### Directions
Copy out all the entries exactly.

* START *

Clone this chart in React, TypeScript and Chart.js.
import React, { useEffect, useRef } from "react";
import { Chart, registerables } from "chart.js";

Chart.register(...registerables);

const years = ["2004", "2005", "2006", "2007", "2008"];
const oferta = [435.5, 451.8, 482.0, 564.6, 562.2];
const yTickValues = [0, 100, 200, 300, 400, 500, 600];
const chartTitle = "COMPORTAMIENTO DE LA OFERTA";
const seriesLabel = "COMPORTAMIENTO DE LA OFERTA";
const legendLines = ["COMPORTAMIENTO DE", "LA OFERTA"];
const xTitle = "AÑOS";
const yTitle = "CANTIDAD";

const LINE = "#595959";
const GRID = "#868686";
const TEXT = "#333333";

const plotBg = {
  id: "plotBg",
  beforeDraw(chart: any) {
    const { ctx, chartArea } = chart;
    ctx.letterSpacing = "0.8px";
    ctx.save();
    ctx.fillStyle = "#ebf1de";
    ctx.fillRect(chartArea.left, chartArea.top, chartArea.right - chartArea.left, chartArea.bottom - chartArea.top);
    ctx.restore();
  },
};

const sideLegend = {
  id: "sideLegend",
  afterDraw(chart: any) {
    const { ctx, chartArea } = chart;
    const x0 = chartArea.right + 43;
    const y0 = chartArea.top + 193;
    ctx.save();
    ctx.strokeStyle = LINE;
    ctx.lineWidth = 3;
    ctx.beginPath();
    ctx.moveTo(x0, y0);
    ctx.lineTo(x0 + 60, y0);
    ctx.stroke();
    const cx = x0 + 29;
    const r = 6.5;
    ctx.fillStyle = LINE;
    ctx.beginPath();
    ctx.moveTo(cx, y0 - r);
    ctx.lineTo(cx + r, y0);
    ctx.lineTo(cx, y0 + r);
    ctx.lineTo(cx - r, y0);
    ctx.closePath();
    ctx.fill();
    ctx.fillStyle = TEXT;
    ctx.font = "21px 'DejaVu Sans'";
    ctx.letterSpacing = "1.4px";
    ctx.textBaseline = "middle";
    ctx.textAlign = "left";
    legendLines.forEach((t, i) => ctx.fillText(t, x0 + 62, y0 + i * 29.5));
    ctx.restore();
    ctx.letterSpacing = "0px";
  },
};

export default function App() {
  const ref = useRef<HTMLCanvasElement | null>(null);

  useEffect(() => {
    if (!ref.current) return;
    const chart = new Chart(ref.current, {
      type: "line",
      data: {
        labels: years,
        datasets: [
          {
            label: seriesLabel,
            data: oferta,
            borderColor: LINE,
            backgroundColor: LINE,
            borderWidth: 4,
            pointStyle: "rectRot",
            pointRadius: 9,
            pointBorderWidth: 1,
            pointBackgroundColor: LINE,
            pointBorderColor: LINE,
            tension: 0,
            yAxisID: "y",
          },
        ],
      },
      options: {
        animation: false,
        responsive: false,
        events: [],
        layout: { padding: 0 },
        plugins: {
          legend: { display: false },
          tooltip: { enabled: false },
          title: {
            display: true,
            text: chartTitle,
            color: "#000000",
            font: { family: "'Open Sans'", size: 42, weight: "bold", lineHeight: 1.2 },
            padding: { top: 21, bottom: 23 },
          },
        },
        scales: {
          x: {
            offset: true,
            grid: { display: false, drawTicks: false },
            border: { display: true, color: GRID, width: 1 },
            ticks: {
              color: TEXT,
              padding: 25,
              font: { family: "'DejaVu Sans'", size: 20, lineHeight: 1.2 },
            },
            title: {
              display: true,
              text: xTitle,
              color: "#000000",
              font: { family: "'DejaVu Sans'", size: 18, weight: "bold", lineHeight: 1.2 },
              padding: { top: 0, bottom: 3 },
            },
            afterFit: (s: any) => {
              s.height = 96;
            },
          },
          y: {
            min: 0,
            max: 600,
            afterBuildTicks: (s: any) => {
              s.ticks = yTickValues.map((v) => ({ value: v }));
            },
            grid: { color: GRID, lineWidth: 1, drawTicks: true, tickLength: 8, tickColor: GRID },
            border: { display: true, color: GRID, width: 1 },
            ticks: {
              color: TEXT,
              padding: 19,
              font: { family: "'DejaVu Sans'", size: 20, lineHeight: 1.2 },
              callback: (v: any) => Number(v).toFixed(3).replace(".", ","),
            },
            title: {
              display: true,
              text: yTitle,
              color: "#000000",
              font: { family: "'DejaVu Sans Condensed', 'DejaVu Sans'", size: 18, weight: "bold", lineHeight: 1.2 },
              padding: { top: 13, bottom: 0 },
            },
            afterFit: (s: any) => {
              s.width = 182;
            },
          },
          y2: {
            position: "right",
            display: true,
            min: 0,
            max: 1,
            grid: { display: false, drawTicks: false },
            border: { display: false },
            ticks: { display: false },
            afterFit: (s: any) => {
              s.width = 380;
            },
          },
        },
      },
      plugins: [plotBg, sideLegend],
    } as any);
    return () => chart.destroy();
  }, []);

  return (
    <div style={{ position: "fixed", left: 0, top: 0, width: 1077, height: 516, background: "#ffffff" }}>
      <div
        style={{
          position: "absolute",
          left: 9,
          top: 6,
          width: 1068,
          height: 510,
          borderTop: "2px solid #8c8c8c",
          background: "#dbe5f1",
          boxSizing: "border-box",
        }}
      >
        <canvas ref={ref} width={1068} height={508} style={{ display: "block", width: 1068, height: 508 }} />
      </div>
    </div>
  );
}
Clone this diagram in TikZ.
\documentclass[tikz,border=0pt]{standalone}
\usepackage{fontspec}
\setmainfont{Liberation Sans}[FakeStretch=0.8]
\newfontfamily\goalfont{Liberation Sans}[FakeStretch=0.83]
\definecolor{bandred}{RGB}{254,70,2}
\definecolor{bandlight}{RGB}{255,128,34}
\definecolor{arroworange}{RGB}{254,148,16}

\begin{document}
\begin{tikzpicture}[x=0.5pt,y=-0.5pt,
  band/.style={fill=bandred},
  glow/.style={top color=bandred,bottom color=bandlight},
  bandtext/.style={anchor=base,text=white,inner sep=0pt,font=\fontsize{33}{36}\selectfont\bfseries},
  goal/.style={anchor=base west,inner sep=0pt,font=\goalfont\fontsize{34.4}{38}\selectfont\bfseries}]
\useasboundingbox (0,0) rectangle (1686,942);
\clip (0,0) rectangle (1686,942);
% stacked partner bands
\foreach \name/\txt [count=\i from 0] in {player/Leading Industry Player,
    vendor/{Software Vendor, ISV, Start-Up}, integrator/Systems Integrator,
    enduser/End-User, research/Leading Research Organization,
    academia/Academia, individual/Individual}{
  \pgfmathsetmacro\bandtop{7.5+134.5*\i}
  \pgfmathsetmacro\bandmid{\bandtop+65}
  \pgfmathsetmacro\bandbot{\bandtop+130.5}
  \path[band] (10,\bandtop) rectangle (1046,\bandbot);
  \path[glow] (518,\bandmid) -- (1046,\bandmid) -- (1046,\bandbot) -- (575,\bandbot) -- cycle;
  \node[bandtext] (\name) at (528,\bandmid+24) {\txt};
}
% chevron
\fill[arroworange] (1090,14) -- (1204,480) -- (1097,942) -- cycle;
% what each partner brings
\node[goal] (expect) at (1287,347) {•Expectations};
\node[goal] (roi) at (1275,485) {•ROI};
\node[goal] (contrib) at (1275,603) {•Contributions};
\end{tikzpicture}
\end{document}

* END *

### Worked solution
Clone this chart in React, TypeScript and Chart.js.
import React, { useEffect, useRef } from "react";
import { Chart, registerables } from "chart.js";

Chart.register(...registerables);

const years = ["2004", "2005", "2006", "2007", "2008"];
const oferta = [435.5, 451.8, 482.0, 564.6, 562.2];
const yTickValues = [0, 100, 200, 300, 400, 500, 600];
const chartTitle = "COMPORTAMIENTO DE LA OFERTA";
const seriesLabel = "COMPORTAMIENTO DE LA OFERTA";
const legendLines = ["COMPORTAMIENTO DE", "LA OFERTA"];
const xTitle = "AÑOS";
const yTitle = "CANTIDAD";

const LINE = "#595959";
const GRID = "#868686";
const TEXT = "#333333";

const plotBg = {
  id: "plotBg",
  beforeDraw(chart: any) {
    const { ctx, chartArea } = chart;
    ctx.letterSpacing = "0.8px";
    ctx.save();
    ctx.fillStyle = "#ebf1de";
    ctx.fillRect(chartArea.left, chartArea.top, chartArea.right - chartArea.left, chartArea.bottom - chartArea.top);
    ctx.restore();
  },
};

const sideLegend = {
  id: "sideLegend",
  afterDraw(chart: any) {
    const { ctx, chartArea } = chart;
    const x0 = chartArea.right + 43;
    const y0 = chartArea.top + 193;
    ctx.save();
    ctx.strokeStyle = LINE;
    ctx.lineWidth = 3;
    ctx.beginPath();
    ctx.moveTo(x0, y0);
    ctx.lineTo(x0 + 60, y0);
    ctx.stroke();
    const cx = x0 + 29;
    const r = 6.5;
    ctx.fillStyle = LINE;
    ctx.beginPath();
    ctx.moveTo(cx, y0 - r);
    ctx.lineTo(cx + r, y0);
    ctx.lineTo(cx, y0 + r);
    ctx.lineTo(cx - r, y0);
    ctx.closePath();
    ctx.fill();
    ctx.fillStyle = TEXT;
    ctx.font = "21px 'DejaVu Sans'";
    ctx.letterSpacing = "1.4px";
    ctx.textBaseline = "middle";
    ctx.textAlign = "left";
    legendLines.forEach((t, i) => ctx.fillText(t, x0 + 62, y0 + i * 29.5));
    ctx.restore();
    ctx.letterSpacing = "0px";
  },
};

export default function App() {
  const ref = useRef<HTMLCanvasElement | null>(null);

  useEffect(() => {
    if (!ref.current) return;
    const chart = new Chart(ref.current, {
      type: "line",
      data: {
        labels: years,
        datasets: [
          {
            label: seriesLabel,
            data: oferta,
            borderColor: LINE,
            backgroundColor: LINE,
            borderWidth: 4,
            pointStyle: "rectRot",
            pointRadius: 9,
            pointBorderWidth: 1,
            pointBackgroundColor: LINE,
            pointBorderColor: LINE,
            tension: 0,
            yAxisID: "y",
          },
        ],
      },
      options: {
        animation: false,
        responsive: false,
        events: [],
        layout: { padding: 0 },
        plugins: {
          legend: { display: false },
          tooltip: { enabled: false },
          title: {
            display: true,
            text: chartTitle,
            color: "#000000",
            font: { family: "'Open Sans'", size: 42, weight: "bold", lineHeight: 1.2 },
            padding: { top: 21, bottom: 23 },
          },
        },
        scales: {
          x: {
            offset: true,
            grid: { display: false, drawTicks: false },
            border: { display: true, color: GRID, width: 1 },
            ticks: {
              color: TEXT,
              padding: 25,
              font: { family: "'DejaVu Sans'", size: 20, lineHeight: 1.2 },
            },
            title: {
              display: true,
              text: xTitle,
              color: "#000000",
              font: { family: "'DejaVu Sans'", size: 18, weight: "bold", lineHeight: 1.2 },
              padding: { top: 0, bottom: 3 },
            },
            afterFit: (s: any) => {
              s.height = 96;
            },
          },
          y: {
            min: 0,
            max: 600,
            afterBuildTicks: (s: any) => {
              s.ticks = yTickValues.map((v) => ({ value: v }));
            },
            grid: { color: GRID, lineWidth: 1, drawTicks: true, tickLength: 8, tickColor: GRID },
            border: { display: true, color: GRID, width: 1 },
            ticks: {
              color: TEXT,
              padding: 19,
              font: { family: "'DejaVu Sans'", size: 20, lineHeight: 1.2 },
              callback: (v: any) => Number(v).toFixed(3).replace(".", ","),
            },
            title: {
              display: true,
              text: yTitle,
              color: "#000000",
              font: { family: "'DejaVu Sans Condensed', 'DejaVu Sans'", size: 18, weight: "bold", lineHeight: 1.2 },
              padding: { top: 13, bottom: 0 },
            },
            afterFit: (s: any) => {
              s.width = 182;
            },
          },
          y2: {
            position: "right",
            display: true,
            min: 0,
            max: 1,
            grid: { display: false, drawTicks: false },
            border: { display: false },
            ticks: { display: false },
            afterFit: (s: any) => {
              s.width = 380;
            },
          },
        },
      },
      plugins: [plotBg, sideLegend],
    } as any);
    return () => chart.destroy();
  }, []);

  return (
    <div style={{ position: "fixed", left: 0, top: 0, width: 1077, height: 516, background: "#ffffff" }}>
      <div
        style={{
          position: "absolute",
          left: 9,
          top: 6,
          width: 1068,
          height: 510,
          borderTop: "2px solid #8c8c8c",
          background: "#dbe5f1",
          boxSizing: "border-box",
        }}
      >
        <canvas ref={ref} width={1068} height={508} style={{ display: "block", width: 1068, height: 508 }} />
      </div>
    </div>
  );
}
Clone this diagram in TikZ.
\documentclass[tikz,border=0pt]{standalone}
\usepackage{fontspec}
\setmainfont{Liberation Sans}[FakeStretch=0.8]
\newfontfamily\goalfont{Liberation Sans}[FakeStretch=0.83]
\definecolor{bandred}{RGB}{254,70,2}
\definecolor{bandlight}{RGB}{255,128,34}
\definecolor{arroworange}{RGB}{254,148,16}

\begin{document}
\begin{tikzpicture}[x=0.5pt,y=-0.5pt,
  band/.style={fill=bandred},
  glow/.style={top color=bandred,bottom color=bandlight},
  bandtext/.style={anchor=base,text=white,inner sep=0pt,font=\fontsize{33}{36}\selectfont\bfseries},
  goal/.style={anchor=base west,inner sep=0pt,font=\goalfont\fontsize{34.4}{38}\selectfont\bfseries}]
\useasboundingbox (0,0) rectangle (1686,942);
\clip (0,0) rectangle (1686,942);
% stacked partner bands
\foreach \name/\txt [count=\i from 0] in {player/Leading Industry Player,
    vendor/{Software Vendor, ISV, Start-Up}, integrator/Systems Integrator,
    enduser/End-User, research/Leading Research Organization,
    academia/Academia, individual/Individual}{
  \pgfmathsetmacro\bandtop{7.5+134.5*\i}
  \pgfmathsetmacro\bandmid{\bandtop+65}
  \pgfmathsetmacro\bandbot{\bandtop+130.5}
  \path[band] (10,\bandtop) rectangle (1046,\bandbot);
  \path[glow] (518,\bandmid) -- (1046,\bandmid) -- (1046,\bandbot) -- (575,\bandbot) -- cycle;
  \node[bandtext] (\name) at (528,\bandmid+24) {\txt};
}
% chevron
\fill[arroworange] (1090,14) -- (1204,480) -- (1097,942) -- cycle;
% what each partner brings
\node[goal] (expect) at (1287,347) {•Expectations};
\node[goal] (roi) at (1275,485) {•ROI};
\node[goal] (contrib) at (1275,603) {•Contributions};
\end{tikzpicture}
\end{document}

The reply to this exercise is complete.